— start Data supplied —

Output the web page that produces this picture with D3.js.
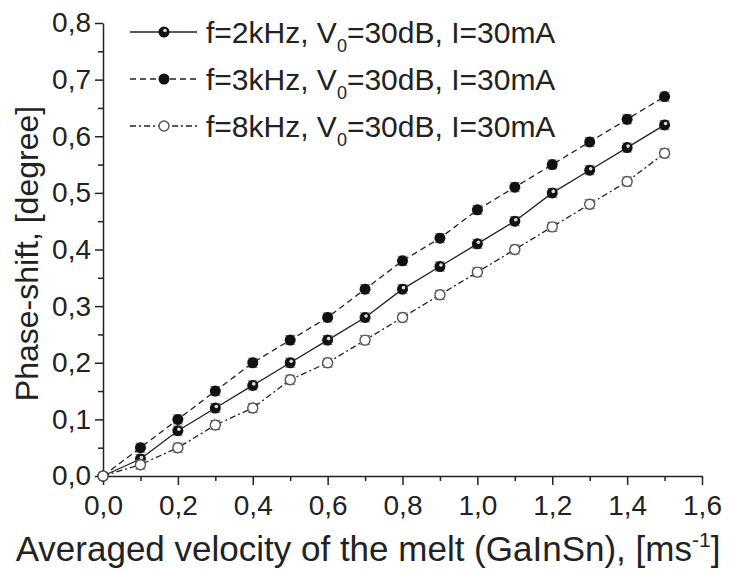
<!DOCTYPE html>
<html lang="en">
<head>
  <meta charset="UTF-8">
  <title>Phase-shift vs velocity</title>
  <style>
    body { margin: 0; padding: 0; background: white; }
    svg { display: block; font-family: "Liberation Sans", Arial, sans-serif; }
    .axis path, .axis line { stroke: #222; stroke-width: 1.5; }
    .axis text { font-size: 28px; fill: #222; }
    .title { fill: #222; }
    .legend text { font-size: 30px; fill: #222; }
  </style>
</head>
<body>
  <div id="chart"></div>
  <script src="https://d3js.org/d3.v7.min.js"></script>
  <script>
    // velocities, m/s
    var velocity = [0, 0.1, 0.2, 0.3, 0.4, 0.5, 0.6, 0.7, 0.8, 0.9, 1.0, 1.1, 1.2, 1.3, 1.4, 1.5];
    var shift2k = [0, 0.03, 0.08, 0.12, 0.16, 0.20, 0.24, 0.28, 0.33, 0.37, 0.41, 0.45, 0.50, 0.54, 0.58, 0.62];
    var shift3k = [0, 0.05, 0.10, 0.15, 0.20, 0.24, 0.28, 0.33, 0.38, 0.42, 0.47, 0.51, 0.55, 0.59, 0.63, 0.67];
    var shift8k = [0, 0.02, 0.05, 0.09, 0.12, 0.17, 0.20, 0.24, 0.28, 0.32, 0.36, 0.40, 0.44, 0.48, 0.52, 0.57];
    var errBar = [0, 0.008, 0.008, 0.008, 0.008, 0.008, 0.008, 0.008, 0.008, 0.008, 0.008, 0.008, 0.008, 0.008, 0.008, 0.008];
    var xTicks = [0, 0.2, 0.4, 0.6, 0.8, 1.0, 1.2, 1.4, 1.6];
    var yTicks = [0, 0.1, 0.2, 0.3, 0.4, 0.5, 0.6, 0.7, 0.8];
    var seriesNames = ["2", "3", "8"];

    var series = [
      {name: seriesNames[0], values: shift2k, dash: null, marker: "half"},
      {name: seriesNames[1], values: shift3k, dash: "6,4", marker: "filled"},
      {name: seriesNames[2], values: shift8k, dash: "6,3,2,3", marker: "open"}
    ];

    var W = 733, H = 571;
    var margin = {left: 103, top: 23, right: 31, bottom: 95};

    var x = d3.scaleLinear().domain([0, 1.6]).range([margin.left, W - margin.right]);
    var y = d3.scaleLinear().domain([0, 0.8]).range([H - margin.bottom, margin.top]);

    var fmt = function(d) { return d3.format(".1f")(d).replace(".", ","); };

    var svg = d3.select("#chart").append("svg")
      .attr("width", W)
      .attr("height", H);

    // axes (left and bottom only)
    svg.append("g")
      .attr("class", "axis")
      .attr("transform", "translate(0," + y(0) + ")")
      .call(d3.axisBottom(x).tickValues(xTicks).tickFormat(fmt).tickSize(9).tickPadding(10).tickSizeOuter(0));

    svg.append("g")
      .attr("class", "axis")
      .attr("transform", "translate(0," + y(0) + ")")
      .call(d3.axisBottom(x).tickValues(d3.range(0.1, 1.6, 0.2)).tickFormat("").tickSize(5).tickSizeOuter(0))
      .select(".domain").remove();

    svg.append("g")
      .attr("class", "axis")
      .attr("transform", "translate(" + x(0) + ",0)")
      .call(d3.axisLeft(y).tickValues(yTicks).tickFormat(fmt).tickSize(8).tickPadding(4).tickSizeOuter(0));

    svg.append("g")
      .attr("class", "axis")
      .attr("transform", "translate(" + x(0) + ",0)")
      .call(d3.axisLeft(y).tickValues(d3.range(0.05, 0.8, 0.1)).tickFormat("").tickSize(5).tickSizeOuter(0))
      .select(".domain").remove();

    // axis titles
    var xt = svg.append("text")
      .attr("class", "title")
      .attr("x", 368)
      .attr("y", 561)
      .attr("text-anchor", "middle")
      .style("font-size", "35px")
      .text("Averaged velocity of the melt (GaInSn), [ms");
    xt.append("tspan").attr("dy", -14).style("font-size", "21px").text("-1");
    xt.append("tspan").attr("dy", 14).text("]");

    svg.append("text")
      .attr("class", "title")
      .attr("transform", "translate(38," + ((y(0) + y(0.8)) / 2 + 4) + ") rotate(-90)")
      .attr("text-anchor", "middle")
      .style("font-size", "32px")
      .text("Phase-shift, [degree]");

    var line = d3.line()
      .x(function(d, i) { return x(velocity[i]); })
      .y(function(d) { return y(d); });

    function drawMarker(g, type, cx, cy) {
      if (type === "open") {
        g.append("circle").attr("cx", cx).attr("cy", cy).attr("r", 5)
          .attr("fill", "white").attr("stroke", "#555").attr("stroke-width", 1.4);
      } else {
        g.append("circle").attr("cx", cx).attr("cy", cy).attr("r", 5.5)
          .attr("fill", "#111");
        if (type === "half") {
          g.append("circle").attr("cx", cx + 1).attr("cy", cy - 1.5).attr("r", 1.8)
            .attr("fill", "#ddd");
        }
      }
    }

    series.forEach(function(s) {
      var g = svg.append("g");
      g.append("path")
        .datum(s.values)
        .attr("d", line)
        .attr("fill", "none")
        .attr("stroke", "#222")
        .attr("stroke-width", 1.3)
        .attr("stroke-dasharray", s.dash);

      // error bars
      s.values.forEach(function(v, i) {
        var e = errBar[i];
        if (!e) return;
        var cx = x(velocity[i]);
        g.append("line").attr("x1", cx).attr("x2", cx)
          .attr("y1", y(v - e)).attr("y2", y(v + e)).attr("stroke", "#555").attr("stroke-width", 1);
        [v - e, v + e].forEach(function(b) {
          g.append("line").attr("x1", cx - 5).attr("x2", cx + 5)
            .attr("y1", y(b)).attr("y2", y(b)).attr("stroke", "#777").attr("stroke-width", 1);
        });
      });

      s.values.forEach(function(v, i) {
        drawMarker(g, s.marker, x(velocity[i]), y(v));
      });
    });

    // legend
    var legend = svg.append("g").attr("class", "legend");
    series.forEach(function(s, i) {
      var ly = 32 + i * 47;
      var row = legend.append("g");
      row.append("line")
        .attr("x1", 130).attr("x2", 197)
        .attr("y1", ly).attr("y2", ly)
        .attr("stroke", "#222").attr("stroke-width", 1.3)
        .attr("stroke-dasharray", s.dash);
      drawMarker(row, s.marker, 164, ly);
      var t = row.append("text").attr("x", 206).attr("y", ly + 11);
      t.append("tspan").text("f=" + s.name + "kHz, V");
      t.append("tspan").attr("dy", 9).style("font-size", "18px").text("0");
      t.append("tspan").attr("dy", -9).text("=30dB, I=30mA");
    });
  </script>
</body>
</html>
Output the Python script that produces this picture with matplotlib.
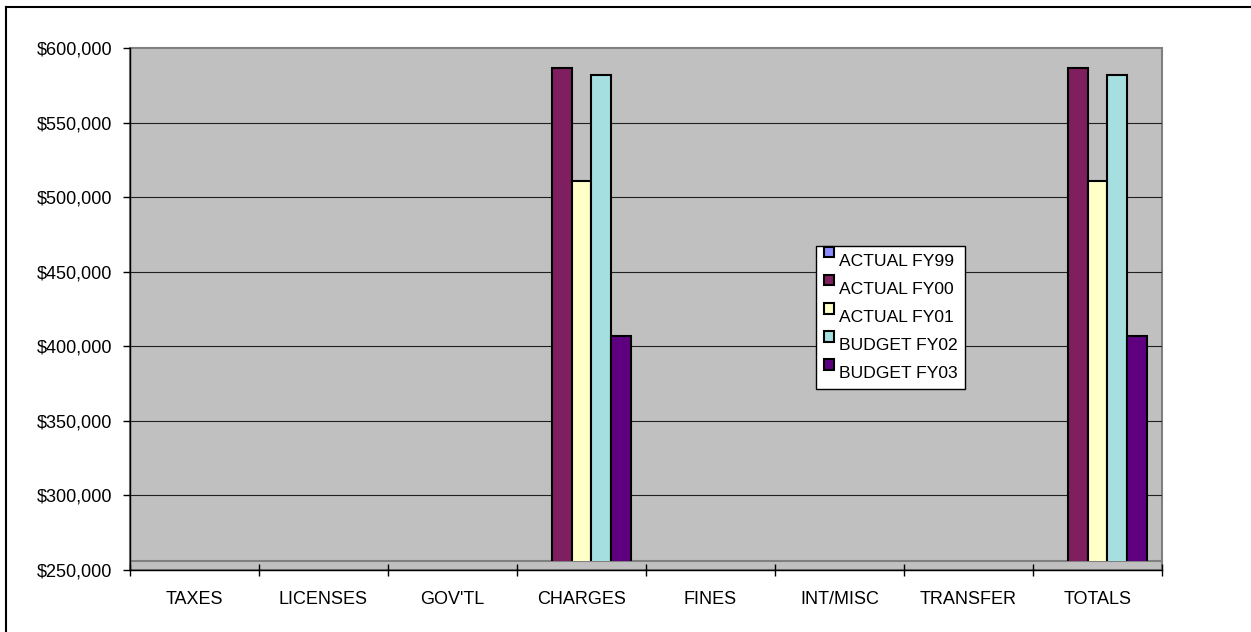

— end Data supplied —

**What you have to do:**
Your task is to set down the records shown above exactly, minus any pictures.

**Answer for this exercise:**
Output the web page that produces this picture with D3.js.
<!DOCTYPE html>
<html lang="en">
<head>
  <meta charset="UTF-8">
  <title>Phase-shift vs velocity</title>
  <style>
    body { margin: 0; padding: 0; background: white; }
    svg { display: block; font-family: "Liberation Sans", Arial, sans-serif; }
    .axis path, .axis line { stroke: #222; stroke-width: 1.5; }
    .axis text { font-size: 28px; fill: #222; }
    .title { fill: #222; }
    .legend text { font-size: 30px; fill: #222; }
  </style>
</head>
<body>
  <div id="chart"></div>
  <script src="https://d3js.org/d3.v7.min.js"></script>
  <script>
    // velocities, m/s
    var velocity = [0, 0.1, 0.2, 0.3, 0.4, 0.5, 0.6, 0.7, 0.8, 0.9, 1.0, 1.1, 1.2, 1.3, 1.4, 1.5];
    var shift2k = [0, 0.03, 0.08, 0.12, 0.16, 0.20, 0.24, 0.28, 0.33, 0.37, 0.41, 0.45, 0.50, 0.54, 0.58, 0.62];
    var shift3k = [0, 0.05, 0.10, 0.15, 0.20, 0.24, 0.28, 0.33, 0.38, 0.42, 0.47, 0.51, 0.55, 0.59, 0.63, 0.67];
    var shift8k = [0, 0.02, 0.05, 0.09, 0.12, 0.17, 0.20, 0.24, 0.28, 0.32, 0.36, 0.40, 0.44, 0.48, 0.52, 0.57];
    var errBar = [0, 0.008, 0.008, 0.008, 0.008, 0.008, 0.008, 0.008, 0.008, 0.008, 0.008, 0.008, 0.008, 0.008, 0.008, 0.008];
    var xTicks = [0, 0.2, 0.4, 0.6, 0.8, 1.0, 1.2, 1.4, 1.6];
    var yTicks = [0, 0.1, 0.2, 0.3, 0.4, 0.5, 0.6, 0.7, 0.8];
    var seriesNames = ["2", "3", "8"];

    var series = [
      {name: seriesNames[0], values: shift2k, dash: null, marker: "half"},
      {name: seriesNames[1], values: shift3k, dash: "6,4", marker: "filled"},
      {name: seriesNames[2], values: shift8k, dash: "6,3,2,3", marker: "open"}
    ];

    var W = 733, H = 571;
    var margin = {left: 103, top: 23, right: 31, bottom: 95};

    var x = d3.scaleLinear().domain([0, 1.6]).range([margin.left, W - margin.right]);
    var y = d3.scaleLinear().domain([0, 0.8]).range([H - margin.bottom, margin.top]);

    var fmt = function(d) { return d3.format(".1f")(d).replace(".", ","); };

    var svg = d3.select("#chart").append("svg")
      .attr("width", W)
      .attr("height", H);

    // axes (left and bottom only)
    svg.append("g")
      .attr("class", "axis")
      .attr("transform", "translate(0," + y(0) + ")")
      .call(d3.axisBottom(x).tickValues(xTicks).tickFormat(fmt).tickSize(9).tickPadding(10).tickSizeOuter(0));

    svg.append("g")
      .attr("class", "axis")
      .attr("transform", "translate(0," + y(0) + ")")
      .call(d3.axisBottom(x).tickValues(d3.range(0.1, 1.6, 0.2)).tickFormat("").tickSize(5).tickSizeOuter(0))
      .select(".domain").remove();

    svg.append("g")
      .attr("class", "axis")
      .attr("transform", "translate(" + x(0) + ",0)")
      .call(d3.axisLeft(y).tickValues(yTicks).tickFormat(fmt).tickSize(8).tickPadding(4).tickSizeOuter(0));

    svg.append("g")
      .attr("class", "axis")
      .attr("transform", "translate(" + x(0) + ",0)")
      .call(d3.axisLeft(y).tickValues(d3.range(0.05, 0.8, 0.1)).tickFormat("").tickSize(5).tickSizeOuter(0))
      .select(".domain").remove();

    // axis titles
    var xt = svg.append("text")
      .attr("class", "title")
      .attr("x", 368)
      .attr("y", 561)
      .attr("text-anchor", "middle")
      .style("font-size", "35px")
      .text("Averaged velocity of the melt (GaInSn), [ms");
    xt.append("tspan").attr("dy", -14).style("font-size", "21px").text("-1");
    xt.append("tspan").attr("dy", 14).text("]");

    svg.append("text")
      .attr("class", "title")
      .attr("transform", "translate(38," + ((y(0) + y(0.8)) / 2 + 4) + ") rotate(-90)")
      .attr("text-anchor", "middle")
      .style("font-size", "32px")
      .text("Phase-shift, [degree]");

    var line = d3.line()
      .x(function(d, i) { return x(velocity[i]); })
      .y(function(d) { return y(d); });

    function drawMarker(g, type, cx, cy) {
      if (type === "open") {
        g.append("circle").attr("cx", cx).attr("cy", cy).attr("r", 5)
          .attr("fill", "white").attr("stroke", "#555").attr("stroke-width", 1.4);
      } else {
        g.append("circle").attr("cx", cx).attr("cy", cy).attr("r", 5.5)
          .attr("fill", "#111");
        if (type === "half") {
          g.append("circle").attr("cx", cx + 1).attr("cy", cy - 1.5).attr("r", 1.8)
            .attr("fill", "#ddd");
        }
      }
    }

    series.forEach(function(s) {
      var g = svg.append("g");
      g.append("path")
        .datum(s.values)
        .attr("d", line)
        .attr("fill", "none")
        .attr("stroke", "#222")
        .attr("stroke-width", 1.3)
        .attr("stroke-dasharray", s.dash);

      // error bars
      s.values.forEach(function(v, i) {
        var e = errBar[i];
        if (!e) return;
        var cx = x(velocity[i]);
        g.append("line").attr("x1", cx).attr("x2", cx)
          .attr("y1", y(v - e)).attr("y2", y(v + e)).attr("stroke", "#555").attr("stroke-width", 1);
        [v - e, v + e].forEach(function(b) {
          g.append("line").attr("x1", cx - 5).attr("x2", cx + 5)
            .attr("y1", y(b)).attr("y2", y(b)).attr("stroke", "#777").attr("stroke-width", 1);
        });
      });

      s.values.forEach(function(v, i) {
        drawMarker(g, s.marker, x(velocity[i]), y(v));
      });
    });

    // legend
    var legend = svg.append("g").attr("class", "legend");
    series.forEach(function(s, i) {
      var ly = 32 + i * 47;
      var row = legend.append("g");
      row.append("line")
        .attr("x1", 130).attr("x2", 197)
        .attr("y1", ly).attr("y2", ly)
        .attr("stroke", "#222").attr("stroke-width", 1.3)
        .attr("stroke-dasharray", s.dash);
      drawMarker(row, s.marker, 164, ly);
      var t = row.append("text").attr("x", 206).attr("y", ly + 11);
      t.append("tspan").text("f=" + s.name + "kHz, V");
      t.append("tspan").attr("dy", 9).style("font-size", "18px").text("0");
      t.append("tspan").attr("dy", -9).text("=30dB, I=30mA");
    });
  </script>
</body>
</html>
Output the Python script that produces this picture with matplotlib.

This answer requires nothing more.